Peel’s last speech before his death in 1850 was in response to the Don Pacifico affair, a bitter Anglo-Greek spat involving his contemporary Lord Palmerston, the details of which are mentioned in the following chapter. This episode hinged on the issue of intervention. When was it, if ever, allowable to follow an interventionist foreign policy?
Peel was clear. He deprecated from the backbenches the idea that Britain should strain to promote interventionism as some kind of ideological imperative. As Prime Minister too, he had been contemptuous of the Afghan crisis he inherited from the Whigs, it being ‘the most absurd and insane project that was ever undertaken in the wantonness of Power’. He wanted no imperial acquisitions for their own sake, still less for the glory which might attach to those who acquired them. Rather he wanted only to make the best of what we had. This was Peel the man of business who saw patriotism as based on practicality.

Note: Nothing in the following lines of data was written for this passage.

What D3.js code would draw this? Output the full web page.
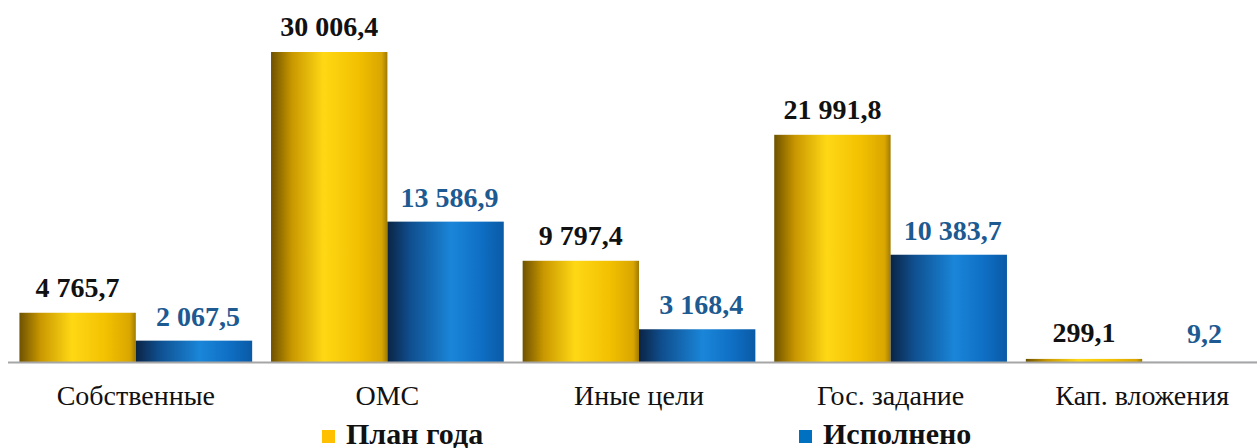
<!DOCTYPE html>
<html>
<head>
<meta charset="utf-8">
<script src="https://cdn.jsdelivr.net/npm/d3@7"></script>
<style>
  body { margin: 0; background: #fff; }
  svg { display: block; }
</style>
</head>
<body>
<div id="chart"></div>
<script>
    var width = 1257,
        height = 448;

    const categories = ["Собственные", "ОМС", "Иные цели", "Гос. задание", "Кап. вложения"];
    const planValues = [4765.7, 30006.4, 9797.4, 21991.8, 299.1];
    const doneValues = [2067.5, 13586.9, 3168.4, 10383.7, 9.2];
    const seriesNames = ["План года", "Исполнено"];

    const FONT = "font-family:'Liberation Serif';";
    const fmt = v => d3.format(",.1f")(v).replace(/,/g, " ").replace(".", ",");

    var svg = d3.select("#chart").append("svg")
        .attr("width", width)
        .attr("height", height);

    // gradients for the cylinder-ish look
    var defs = svg.append("defs");
    var gPlan = defs.append("linearGradient").attr("id", "gPlan");
    [[0, "#6e5200"], [0.18, "#c99700"], [0.45, "#ffd814"], [0.75, "#f2c000"], [0.95, "#d9a600"], [1, "#a07a00"]]
        .forEach(s => gPlan.append("stop").attr("offset", s[0]).attr("stop-color", s[1]));
    var gDone = defs.append("linearGradient").attr("id", "gDone");
    [[0, "#0b2444"], [0.2, "#0f4f8f"], [0.55, "#1a86d9"], [0.8, "#0f6fc4"], [1, "#0a5aa6"]]
        .forEach(s => gDone.append("stop").attr("offset", s[0]).attr("stop-color", s[1]));

    var baseY = 362;
    var x0 = d3.scaleBand().domain(categories).range([10, 1268]).paddingInner(0.075).paddingOuter(0.0375);
    var x1 = d3.scaleBand().domain(seriesNames).range([0, x0.bandwidth()]);
    var y = d3.scaleLinear().domain([0, 30006.4]).range([baseY, 52]);

    var groups = svg.selectAll(".grp")
        .data(categories)
        .enter().append("g")
        .attr("class", "grp")
        .attr("transform", d => "translate(" + x0(d) + ",0)");

    // plan bars
    groups.append("rect")
        .attr("x", x1("План года"))
        .attr("width", x1.bandwidth())
        .attr("y", (d, i) => y(planValues[i]))
        .attr("height", (d, i) => baseY - y(planValues[i]))
        .attr("fill", "url(#gPlan)");

    groups.append("rect")
        .attr("x", x1("Исполнено"))
        .attr("width", x1.bandwidth())
        .attr("y", (d, i) => y(doneValues[i]))
        .attr("height", (d, i) => baseY - y(doneValues[i]))
        .attr("fill", "url(#gDone)");

    groups.append("text")
        .attr("x", x1("План года") + x1.bandwidth() / 2)
        .attr("y", (d, i) => Math.min(y(planValues[i]), baseY - 4) - 16)
        .attr("text-anchor", "middle")
        .attr("style", FONT + "font-weight:bold;font-size:28px")
        .attr("fill", "#111")
        .text((d, i) => fmt(planValues[i]));

    groups.append("text")
        .attr("x", x1("Исполнено") + x1.bandwidth() / 2 + 4)
        .attr("y", (d, i) => Math.min(y(doneValues[i]), baseY - 4) - 15)
        .attr("text-anchor", "middle")
        .attr("style", FONT + "font-weight:bold;font-size:28px")
        .attr("fill", "#1c5a91")
        .text((d, i) => fmt(doneValues[i]));

    // axis line
    svg.append("line")
        .attr("x1", 8).attr("x2", 1257)
        .attr("y1", baseY + 0.5).attr("y2", baseY + 0.5)
        .attr("stroke", "#a6a6a6")
        .attr("stroke-width", 2);

    groups.append("text")
        .attr("x", x0.bandwidth() / 2)
        .attr("y", 405)
        .attr("text-anchor", "middle")
        .attr("style", FONT + "font-size:28px")
        .attr("fill", "#111")
        .text(d => d);

    // legend
    var legendX = [322, 799];
    var legendColors = ["#ffc000", "#0070c0"];
    var legend = svg.selectAll(".leg")
        .data(seriesNames)
        .enter().append("g")
        .attr("transform", (d, i) => "translate(" + legendX[i] + ",0)");
    legend.append("rect")
        .attr("x", 0).attr("y", 430)
        .attr("width", 13).attr("height", 13)
        .attr("fill", (d, i) => legendColors[i]);
    legend.append("text")
        .attr("x", 24).attr("y", 444)
        .attr("style", FONT + "font-weight:bold;font-size:30px")
        .attr("fill", "#111")
        .text(d => d);
</script>
</body>
</html>
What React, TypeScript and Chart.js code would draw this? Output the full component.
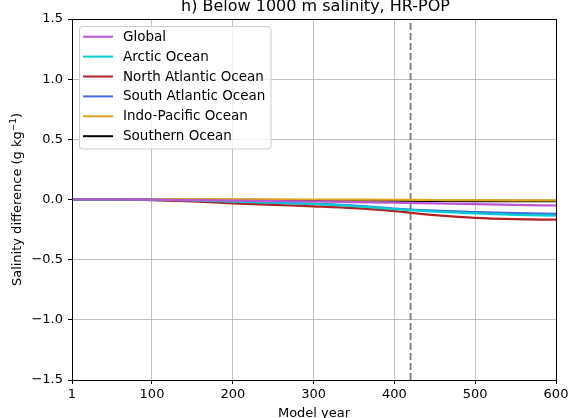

Then there is Peel the domestic politician. On the hustings at Tamworth in 1841 he observed that the Reform Bill a decade before had led him to see:
… the good that might result from laying the foundations of a great Conservative party in the state, attached to the fundamental institutions of the country – not opposed to any rational change in it which the lapse of years or the altered circumstances of society might require, but determined to maintain on their ancient footing and foundation our great institutions in Church and in State.